The IRS, burned by rampant criticism, calls identity and refund theft a "top priority." It has instituted stronger screening filters and doubled caseworkers to 3,000 to work on identity-theft-related issues. Another 35,000 employees are trained to identify theft indicators and help victims.
Still, accountants and ID-fraud experts warn that tax-fraud theft will get a lot worse before the IRS gets control of it.
"The only way to stop it is to slow down the refund process," Mr. Starkman says.
Here are tips on how to avoid tax fraud:
Stalk your mail carrier. If you haven't received your W-2 or other tax documents, find out why. This is prime time for mail theft.
Don't fall for phishing emails. The IRS will never contact you through email or ask you online for your Social Security number to verify your identity.

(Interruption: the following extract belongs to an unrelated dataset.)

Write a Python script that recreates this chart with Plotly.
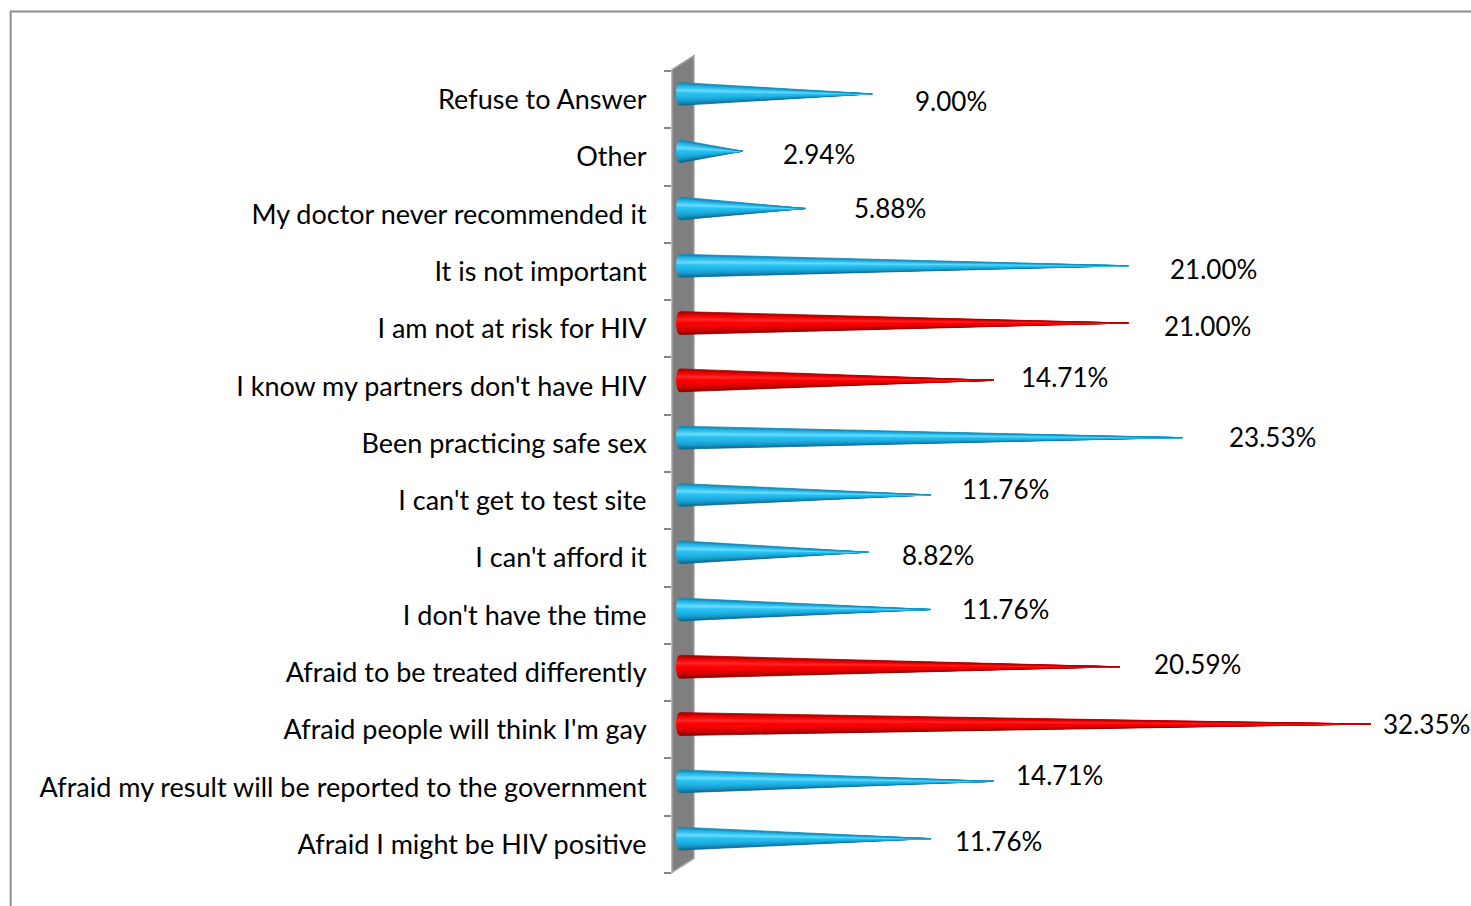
import plotly.graph_objects as go

# ---------------- data ----------------
categories = [
    "Refuse to Answer",
    "Other",
    "My doctor never recommended it",
    "It is not important",
    "I am not at risk for HIV",
    "I know my partners don't have HIV",
    "Been practicing safe sex",
    "I can't get to test site",
    "I can't afford it",
    "I don't have the time",
    "Afraid to be treated differently",
    "Afraid people will think I'm gay",
    "Afraid my result will be reported to the government",
    "Afraid I might be HIV positive",
]
values = [9.00, 2.94, 5.88, 21.00, 21.00, 14.71, 23.53, 11.76, 8.82, 11.76, 20.59, 32.35, 14.71, 11.76]
highlighted = [False, False, False, False, True, True, False, False, False, False, True, True, False, False]

# ---------------- style ----------------
W, H = 1471, 906
PL, PR, PT, PB = 672, 1426.6, 71.4, 872.6   # plot area in pixels
ML, MR, MT, MB = PL, W - PR, PT, H - PB
X_RANGE = [-0.375, 35]
n = len(categories)
FONT = "Lato"
FSIZE = 27

# label nudges in pixels (gap after the cone tip, lift above the row centre)
label_dx = [41, 38, 46, 40, 34, 25, 45, 29, 32, 29, 33, 11, 20, 22]
label_dy = [-1, 3, 6, 3, 3, 9, 6, 12, 3, 6, 9, 6, 12, 3]

HALF = 0.2      # cone half-height (category units)
DY = 0.1        # cone lifted slightly (3D depth)
RX = 0.16       # rounded base cap radius (x units)

blue_stops = [(-1.0, (11, 95, 134)), (-0.7, (21, 147, 196)), (-0.3, (30, 179, 230)),
              (0.1, (39, 195, 243)), (0.35, (111, 220, 255)), (0.55, (60, 201, 247)),
              (0.8, (31, 176, 226)), (1.0, (22, 127, 171))]
red_stops = [(-1.0, (122, 0, 0)), (-0.7, (196, 0, 0)), (-0.3, (240, 0, 0)),
             (0.1, (255, 0, 0)), (0.35, (255, 42, 42)), (0.55, (255, 10, 10)),
             (0.8, (224, 0, 0)), (1.0, (160, 0, 0))]


def interp(stops, t):
    for (t0, c0), (t1, c1) in zip(stops[:-1], stops[1:]):
        if t0 <= t <= t1:
            f = (t - t0) / (t1 - t0)
            return "rgb(%d,%d,%d)" % tuple(round(a + (b - a) * f) for a, b in zip(c0, c1))
    return "rgb(%d,%d,%d)" % stops[-1][1]


NB = 20
ts = [-1 + 2 * k / NB for k in range(NB + 1)]

fig = go.Figure()

for group, stops in ((False, blue_stops), (True, red_stops)):
    idx = [i for i in range(n) if highlighted[i] == group]
    for k in range(NB):
        t0, t1 = ts[k], ts[k + 1]
        col = interp(stops, (t0 + t1) / 2)
        xs, ys = [], []
        for i in idx:
            yc = n - 1 - i + DY
            v = values[i]
            xs += [v, -RX * (1 - t0 ** 2) ** 0.5, -RX * (1 - t1 ** 2) ** 0.5, v, None]
            ys += [yc, yc + t0 * HALF, yc + t1 * HALF, yc, None]
        fig.add_trace(go.Scatter(
            x=xs, y=ys, mode="lines", fill="toself", fillcolor=col,
            line=dict(color=col, width=0.8), hoverinfo="skip", showlegend=False,
        ))

# value labels
for i, v in enumerate(values):
    fig.add_annotation(
        x=v, y=n - 1 - i, text=f"{v:.2f}%", showarrow=False,
        xanchor="left", yanchor="middle", xshift=label_dx[i], yshift=label_dy[i],
        font=dict(family=FONT, size=FSIZE - 1, color="#000000"),
    )

pw = PR - PL
ph = PB - PT


def px_to_paper_x(px):
    return (px - PL) / pw


def px_to_paper_y(py):
    return (PB - py) / ph


# 3D wall
wl, wr = px_to_paper_x(672), px_to_paper_x(694)
fig.add_shape(
    type="path", xref="paper", yref="paper", layer="below",
    path=f"M {wl},{px_to_paper_y(872)} L {wl},{px_to_paper_y(70)} L {wr},{px_to_paper_y(56)} "
         f"L {wr},{px_to_paper_y(858)} Z",
    fillcolor="#7f7f7f", line=dict(color="#a6a6a6", width=1.5),
)

# outer frame
fig.add_shape(
    type="rect", xref="paper", yref="paper",
    x0=px_to_paper_x(11), x1=px_to_paper_x(W + 20),
    y0=px_to_paper_y(H + 20), y1=px_to_paper_y(12),
    line=dict(color="#8c8c8c", width=2), fillcolor="rgba(0,0,0,0)",
)

fig.update_layout(
    width=W, height=H,
    margin=dict(l=ML, r=MR, t=MT, b=MB, pad=0),
    paper_bgcolor="white", plot_bgcolor="white",
    font=dict(family=FONT, size=FSIZE, color="#000000"),
    showlegend=False,
    xaxis=dict(range=X_RANGE, visible=False, fixedrange=True),
    yaxis=dict(
        range=[-0.5, n - 0.5],
        tickmode="array",
        tickvals=list(range(n)),
        ticktext=list(reversed(categories)),
        ticks="outside", ticklen=7, tickcolor="rgba(0,0,0,0)",
        ticklabelstandoff=12,
        showgrid=False, zeroline=False, showline=False,
        minor=dict(tickvals=[k - 0.5 for k in range(n + 1)], ticks="outside",
                   ticklen=7, tickcolor="#868686", tickwidth=1.5, showgrid=False),
        tickfont=dict(family=FONT, size=FSIZE, color="#000000"),
        fixedrange=True,
    ),
)

fig.write_html(
    "out.html",
    config={"displayModeBar": False},
    post_script="document.body.style.margin='0';document.body.style.overflow='hidden';",
)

Don't carry your Social Security card around and never give the number out to any business that asks for it.
File early. "It's not going to stop any breaches, but it reduces your risk," says Raul Vargas, fraud operations manager for Identity 911, an identity-management solutions firm.
If you have a "reasonable" expectation of victimization because your information was breached or you already have been victimized, ask the IRS for an identity protection personal identification number, or IP PIN. That's attached to your Social Security number, blocking your return until someone has manually looked at it for three years.
If you haven't done it already, when you e-file this year, get a PIN for filings or use your adjusted gross income from 2011 as a PIN. If you forget or lose it, the IRS will give it to you over the phone, but plan on it taking as much as an hour of waiting.